* **Task**
Omit pictures and quote the listing below line by line, from its start through the line that holds "-20.5, -22.5, -23.65, -24.8, -26.0]".

* **Supplied information**
========
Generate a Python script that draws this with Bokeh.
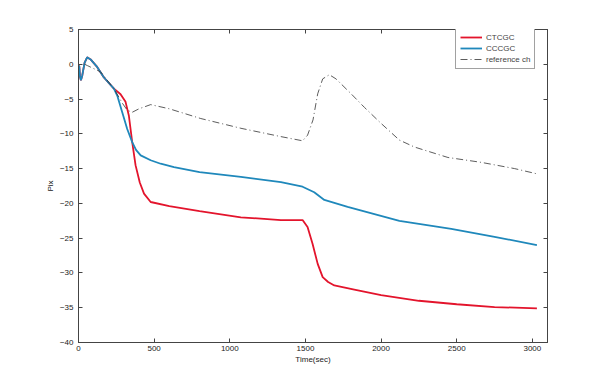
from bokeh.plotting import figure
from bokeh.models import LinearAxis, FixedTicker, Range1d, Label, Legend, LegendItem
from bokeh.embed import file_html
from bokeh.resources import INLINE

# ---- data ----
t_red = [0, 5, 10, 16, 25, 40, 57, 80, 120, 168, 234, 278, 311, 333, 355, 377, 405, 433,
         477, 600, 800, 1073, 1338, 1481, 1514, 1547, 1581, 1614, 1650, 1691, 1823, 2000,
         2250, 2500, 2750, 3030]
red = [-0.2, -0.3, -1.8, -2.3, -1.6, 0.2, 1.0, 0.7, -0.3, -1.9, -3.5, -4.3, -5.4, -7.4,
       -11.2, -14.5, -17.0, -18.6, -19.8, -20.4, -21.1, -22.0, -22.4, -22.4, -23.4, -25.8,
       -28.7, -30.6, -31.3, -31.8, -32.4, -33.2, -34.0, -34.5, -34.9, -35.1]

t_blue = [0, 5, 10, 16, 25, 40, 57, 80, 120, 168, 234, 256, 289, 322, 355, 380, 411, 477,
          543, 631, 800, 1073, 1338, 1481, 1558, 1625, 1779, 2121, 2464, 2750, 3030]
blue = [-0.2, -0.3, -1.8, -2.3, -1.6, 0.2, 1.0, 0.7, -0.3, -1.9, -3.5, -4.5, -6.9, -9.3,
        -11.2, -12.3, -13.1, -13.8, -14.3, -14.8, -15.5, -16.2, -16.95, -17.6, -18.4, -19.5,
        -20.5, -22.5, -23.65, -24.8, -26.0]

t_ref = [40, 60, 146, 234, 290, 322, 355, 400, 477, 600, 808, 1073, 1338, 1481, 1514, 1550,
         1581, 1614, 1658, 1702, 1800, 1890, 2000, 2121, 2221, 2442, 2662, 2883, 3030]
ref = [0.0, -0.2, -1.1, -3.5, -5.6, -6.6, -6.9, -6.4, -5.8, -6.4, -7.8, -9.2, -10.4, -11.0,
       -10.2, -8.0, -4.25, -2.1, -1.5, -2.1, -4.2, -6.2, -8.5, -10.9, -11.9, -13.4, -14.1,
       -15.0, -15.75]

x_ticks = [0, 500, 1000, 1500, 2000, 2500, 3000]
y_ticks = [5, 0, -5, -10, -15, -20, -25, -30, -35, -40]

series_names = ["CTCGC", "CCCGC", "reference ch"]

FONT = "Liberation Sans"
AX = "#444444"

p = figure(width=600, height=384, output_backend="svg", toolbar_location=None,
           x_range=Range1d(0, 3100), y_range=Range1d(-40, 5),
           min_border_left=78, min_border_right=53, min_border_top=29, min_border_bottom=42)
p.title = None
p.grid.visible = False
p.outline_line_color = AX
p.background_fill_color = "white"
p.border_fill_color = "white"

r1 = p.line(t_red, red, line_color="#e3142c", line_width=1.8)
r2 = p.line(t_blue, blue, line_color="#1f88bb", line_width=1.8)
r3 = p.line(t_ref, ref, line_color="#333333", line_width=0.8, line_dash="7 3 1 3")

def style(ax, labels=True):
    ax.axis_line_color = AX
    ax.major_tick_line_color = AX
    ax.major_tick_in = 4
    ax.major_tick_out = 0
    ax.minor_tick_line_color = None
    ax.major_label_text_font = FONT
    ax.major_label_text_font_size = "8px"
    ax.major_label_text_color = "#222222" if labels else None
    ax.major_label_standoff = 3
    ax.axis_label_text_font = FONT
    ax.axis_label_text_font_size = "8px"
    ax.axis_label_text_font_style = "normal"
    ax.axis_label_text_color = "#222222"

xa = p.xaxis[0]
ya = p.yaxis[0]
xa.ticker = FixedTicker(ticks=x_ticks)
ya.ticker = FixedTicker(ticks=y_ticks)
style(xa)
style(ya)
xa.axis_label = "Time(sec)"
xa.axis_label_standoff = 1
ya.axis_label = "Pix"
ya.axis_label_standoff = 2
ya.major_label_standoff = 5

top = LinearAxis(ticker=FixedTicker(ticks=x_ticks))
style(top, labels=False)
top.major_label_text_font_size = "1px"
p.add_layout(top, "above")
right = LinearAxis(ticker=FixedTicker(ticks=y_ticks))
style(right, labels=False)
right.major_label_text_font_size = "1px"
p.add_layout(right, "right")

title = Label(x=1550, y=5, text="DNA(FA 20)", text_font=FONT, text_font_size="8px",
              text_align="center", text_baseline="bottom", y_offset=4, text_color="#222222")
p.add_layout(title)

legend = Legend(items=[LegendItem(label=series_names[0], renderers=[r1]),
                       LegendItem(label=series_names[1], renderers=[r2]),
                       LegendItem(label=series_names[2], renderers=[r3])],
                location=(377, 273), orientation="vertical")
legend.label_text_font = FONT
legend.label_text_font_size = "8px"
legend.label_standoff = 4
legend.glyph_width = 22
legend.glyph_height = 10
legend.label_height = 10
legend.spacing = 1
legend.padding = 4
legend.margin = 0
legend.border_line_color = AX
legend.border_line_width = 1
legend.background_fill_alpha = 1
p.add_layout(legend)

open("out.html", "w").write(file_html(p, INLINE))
========
* **The solution**
Generate a Python script that draws this with Bokeh.
from bokeh.plotting import figure
from bokeh.models import LinearAxis, FixedTicker, Range1d, Label, Legend, LegendItem
from bokeh.embed import file_html
from bokeh.resources import INLINE

# ---- data ----
t_red = [0, 5, 10, 16, 25, 40, 57, 80, 120, 168, 234, 278, 311, 333, 355, 377, 405, 433,
         477, 600, 800, 1073, 1338, 1481, 1514, 1547, 1581, 1614, 1650, 1691, 1823, 2000,
         2250, 2500, 2750, 3030]
red = [-0.2, -0.3, -1.8, -2.3, -1.6, 0.2, 1.0, 0.7, -0.3, -1.9, -3.5, -4.3, -5.4, -7.4,
       -11.2, -14.5, -17.0, -18.6, -19.8, -20.4, -21.1, -22.0, -22.4, -22.4, -23.4, -25.8,
       -28.7, -30.6, -31.3, -31.8, -32.4, -33.2, -34.0, -34.5, -34.9, -35.1]

t_blue = [0, 5, 10, 16, 25, 40, 57, 80, 120, 168, 234, 256, 289, 322, 355, 380, 411, 477,
          543, 631, 800, 1073, 1338, 1481, 1558, 1625, 1779, 2121, 2464, 2750, 3030]
blue = [-0.2, -0.3, -1.8, -2.3, -1.6, 0.2, 1.0, 0.7, -0.3, -1.9, -3.5, -4.5, -6.9, -9.3,
        -11.2, -12.3, -13.1, -13.8, -14.3, -14.8, -15.5, -16.2, -16.95, -17.6, -18.4, -19.5,
        -20.5, -22.5, -23.65, -24.8, -26.0]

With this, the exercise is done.